October 7, 2021
Michael Flaherty has a secret formula. When the polls closed the night of Sept. 14, he had just left Hyde Park’s Baptist College, which is in voter-rich Ward 18. As he drove to his campaign headquarters on Broadway in South Boston, numbers were already coming in, through phone calls and texts.
There are about a dozen precincts, out of a total of 255 across Boston, that Flaherty has looked to throughout his time as a citywide politician. Those precincts, he told the Reporter in an interview, have always been “extremely accurate” in forecasting who is going to win once all the ballots are counted.
By 8:30 p.m., his tallies were already showing that it would be Michelle Wu and Annissa Essaibi George in the mayoral final. He also had the lineup for the highest-scoring four in the at-large race, which had seen a 17-person preliminary.
Flaherty, 52, topped the at-large ticket that night, receiving 41,299 votes (15 percent). His fellow incumbent, Julia Mejia, grabbed 38,765 votes, while newcomer Ruthzee Louijeune and second-time candidate Erin Murphy picked up 33,425 votes and 22,835 votes, respectively.
The other four finalists who will be on the Nov. 2 at-large ballot are social worker Carla Monteiro, former City Hall aide David Halbert, perennial candidate Althea Garrison, and South Boston ironworker Bridget Nee-Walsh.
“The day after the election, everyone’s at zero again,” Flaherty said in the interview inside his fifth-floor City Hall office. Behind him, the neon sign of the Union Oyster House peeked out from behind the rooftops across Congress Street.
He chalked up his preliminary win to being a recognized name and face throughout the city. A former prosecutor and the son of a South Boston state lawmaker, Flaherty first ran in 1999, spending nine years on the council, five of them as the body’s president.
He gave up his seat to unsuccessfully challenge Mayor Thomas Menino in 2009. When Menino opted against a sixth term in 2013, setting off a 12-person race to replace him, Flaherty ran and won an at-large seat on the council instead of taking another shot at the mayor’s office.
“I enjoy helping people,” Flaherty said. “This job is about helping people.”

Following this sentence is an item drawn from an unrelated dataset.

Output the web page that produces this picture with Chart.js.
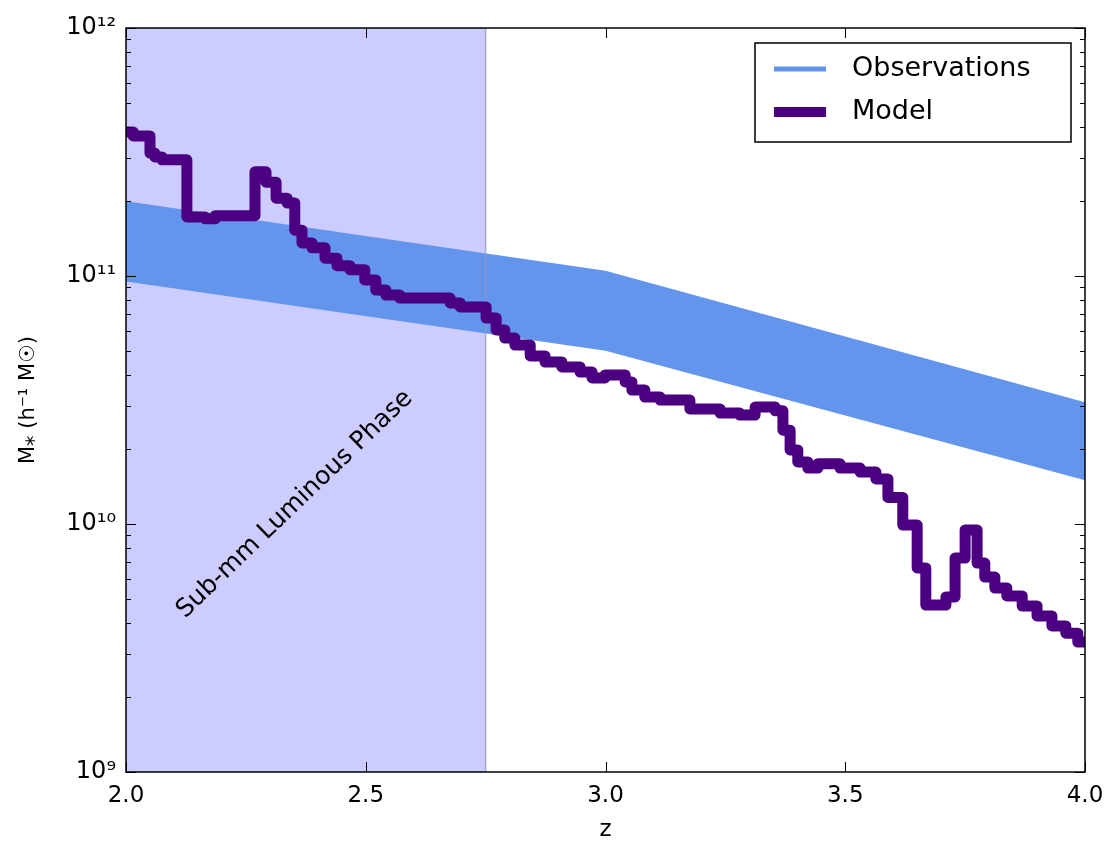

He cites a roster of South Boston politicians, from the late Congressman Joe Moakley to former Senate President Bill Bulger and former mayor Ray Flynn, alongside his father, Michael F. Flaherty Sr., as role models. He would answer the phone for his father when Flaherty Sr. wasn’t home, taking down names with a pad and pen.
“You knew it was someone in need of some help and you needed to make sure you got the message right,” he said. “Back then, their electricity was out, or they had no heat, or they were trying to get their mother into senior housing, or their street wasn’t plowed. The list was endless.”
He remembers his father coming home, grabbing a bite in the kitchen, and then going down the call list. “That’s the environment I grew up in,” he said.
For the people calling, whatever the issue is, it is likely the most important thing happening that their lives. Even when he’s unable to help, Flaherty said he returns the call.
“If you either have no news or bad news, make sure you share that, too, because you want to make sure you’re managing people’s expectations. You don’t want them thinking you didn’t take their call seriously or you weren’t working on their call.”
Good jobs and affordable housing still top the list of what voters want. Boston’s economy was booming before the pandemic, and city finances were in better shape than elsewhere in the US, allowing Boston to weather Covid-19 better than other cities. But even as the city keeps attracting companies to the Seaport neighborhood, there is an affordability crisis underway as housing prices outpace what many people can pay.
“What good is it when CEOs are bringing their companies to Boston, yet those basic career opportunities are not flowing out to the neighborhoods of Boston?” Flaherty said.
The councillor added that UMass Boston has one of the best nursing programs in the country. “We’re missing a huge opportunity” for a feeder system to train the next generation, from Boston public schools to the vast internship system within the region’s hospitals, he said.
The MBTA is another issue, he said, pointing to the Red Line derailment at Broadway last week.
“Boston’s workforce depends on safe and reliable public transportation,” but doesn’t have a seat on the state transit agency’s board of overseers, he said.
Asked whether the MBTA should be free, Flaherty answered with a question. “Is it realistic for us to think the T can be free?” There are employees and benefit packages to pay for and infrastructure needs, he noted, adding the caveat that he hasn’t seen the numbers that could make such a proposal work.
“I leave that to other pioneers who want the T to be free,” he quipped, an apparent reference to Wu, his colleague who is running for mayor.
Flaherty didn’t endorse in the mayoral preliminary and doesn’t plan to issue one in the final.
“I stayed in my lane then and it seemed to work well for me. I’ve got friends on all sides of this thing,” he said. “I’m on the ballot and I’m just going to stay in my own lane and work on getting re-elected, and will use my experience to help whoever wins.”